First is school integration through housing integration, with the hope that integrated schools follow integrated neighborhoods. The oft-cited example of this type of effort is Montgomery County, MD, where an inclusionary zoning plan significantly improved residential integration, and the resulting school integration led to significant reductions in the poor/non-poor achievement gap in math and English.

Option 2: District consolidation and school assignment

The second option is integration through district consolidation and school assignment. The Wake County (North Carolina) school district merged the urban Raleigh school district with surrounding suburban districts, and assigned students such that no school was over 40 percent low-income.

While these first two options are the ideal, they’re generally deemed politically out of reach. Even the successful district consolidation and student assignment plan in Wake ran into stiff opposition that led to the dismantling of their integration system. And residential integration often feels near-impossible, with segregation by income only getting worse, and limited tools to attack the problem (Michigan, for instance has a law that essentially bans inclusionary zoning, something we’ll address in future posts).

Option 3: School choice? I’ll explain

This leaves us with one final lever to pull to encourage school integration. And oddly enough, it’s school choice. While recent research demonstrates that school choice has had a segregating effect locally, examples from elsewhere show that intelligently designed choice policies, with significant state involvement, can have the opposite effect.

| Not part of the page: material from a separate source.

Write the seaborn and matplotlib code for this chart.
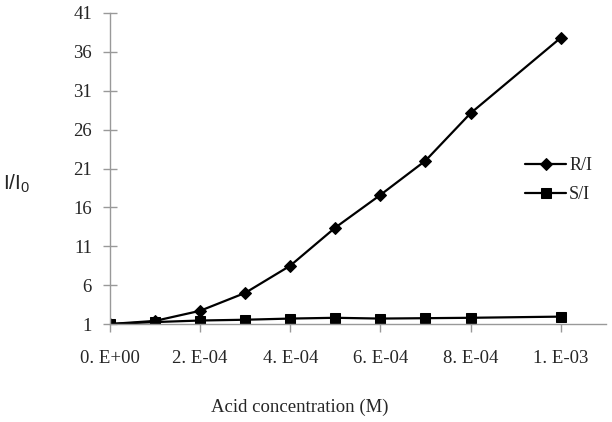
import matplotlib
matplotlib.use("Agg")
import matplotlib.pyplot as plt
import seaborn as sns
import pandas as pd

# acid concentration (M) and intensity ratios
conc_ri = [0, 1e-4, 2e-4, 3e-4, 4e-4, 5e-4, 6e-4, 7e-4, 8e-4, 1e-3]
ratio_ri = [1.0, 1.4, 2.7, 5.0, 8.5, 13.4, 17.6, 22.0, 28.1, 37.8]

conc_si = [0, 1e-4, 2e-4, 3e-4, 4e-4, 5e-4, 6e-4, 7e-4, 8e-4, 1e-3]
ratio_si = [1.0, 1.25, 1.45, 1.55, 1.7, 1.8, 1.7, 1.75, 1.8, 1.95]

x_ticks = [0, 2e-4, 4e-4, 6e-4, 8e-4, 1e-3]
x_tick_labels = ["0. E+00", "2. E-04", "4. E-04", "6. E-04", "8. E-04", "1. E-03"]
y_ticks = [1, 6, 11, 16, 21, 26, 31, 36, 41]


def main():
    sns.set_style("white")
    plt.rcParams['font.family'] = ['Liberation Serif', 'DejaVu Serif']

    df_ri = pd.DataFrame({'conc': conc_ri, 'ratio': ratio_ri})
    df_si = pd.DataFrame({'conc': conc_si, 'ratio': ratio_si})

    fig = plt.figure(figsize=(6.12, 4.22), dpi=100)
    ax = fig.add_axes([0.1797, 0.2322, 0.810, 0.737])

    sns.lineplot(data=df_ri, x='conc', y='ratio', ax=ax, color='black', marker='D',
                 markersize=6, linewidth=1.6, label='R/I', markeredgecolor='black')
    sns.lineplot(data=df_si, x='conc', y='ratio', ax=ax, color='black', marker='s',
                 markersize=6.5, linewidth=1.6, label='S/I', markeredgecolor='black')

    ax.set_xlim(0, 1.1e-3)
    ax.set_ylim(1, 41)
    ax.set_xticks(x_ticks)
    ax.set_xticklabels(x_tick_labels)
    ax.set_yticks(y_ticks)

    for side in ['top', 'right']:
        ax.spines[side].set_visible(False)
    for side in ['left', 'bottom']:
        ax.spines[side].set_color('#999999')
        ax.spines[side].set_linewidth(1.0)

    ax.tick_params(axis='y', direction='inout', length=10, width=1, color='#999999',
                   labelsize=13.5, pad=8, left=True)
    ax.tick_params(axis='x', direction='out', length=6, width=1, color='#999999',
                   labelsize=13.5, pad=13, bottom=True)

    ax.set_xlabel("Acid concentration (M)", fontsize=13.5, va='center')
    ax.xaxis.set_label_coords(0.383, -0.267)
    ax.set_ylabel("I/I$_\\mathregular{0}$", fontsize=15, rotation=0, va='center', ha='center',
                  family=['Liberation Sans', 'DejaVu Sans'])
    ax.yaxis.set_label_coords(-0.188, 0.45)

    ax.legend(loc='center left', bbox_to_anchor=(0.837, 0.462), frameon=False,
              borderaxespad=0, borderpad=0, fontsize=13, handlelength=2.3,
              handletextpad=0.15, labelspacing=0.65)

    fig.savefig("out.png", dpi=100)


if __name__ == "__main__":
    main()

The example of Hartford, CT, as covered on an episode of This American Life, presents a good case study. As part of the settlement of a civil-rights suit filed against the state in the mid 90s, the state of Connecticut agreed to a voluntary racial integration program (the suit was about racial, not economic, segregation, though researchers often conflate the two) in which the state would provide funding for two coordinated integration initiatives.

The first was the creation of high-quality magnet schools in Hartford to attract white students from suburban districts. The magnets offered state of the art resources like planetariums, free pre-K, and engaging themes, and were marketed like crazy to suburban parents. Simultaneously, the state offered incentives suburban districts to enroll more black students from Hartford, and paid for their transportation.

Combining the magnet schools with the incentives to suburban “receiving” schools, the effort was a remarkable success, with the percentage of Hartford students attending integrated schools rising from 11% at the start of the program to 50% today.

While still quite difficult, one can imagine how something like this type of “voluntary integration” could work in Detroit. High-quality magnets built around cultural institutions (like the Grand Rapids Museum School), could attract their fair share of suburban parents that work downtown. And more Detroit parents may choose a suburban district over their neighborhood school if provided with information and transportation. But we can’t just leave it to “choice” and the “market.” We need to control choice to some extent, provide nudges and incentives, and try to encourage integration. Because as our current policies show, integration is unlikely to happen on its own.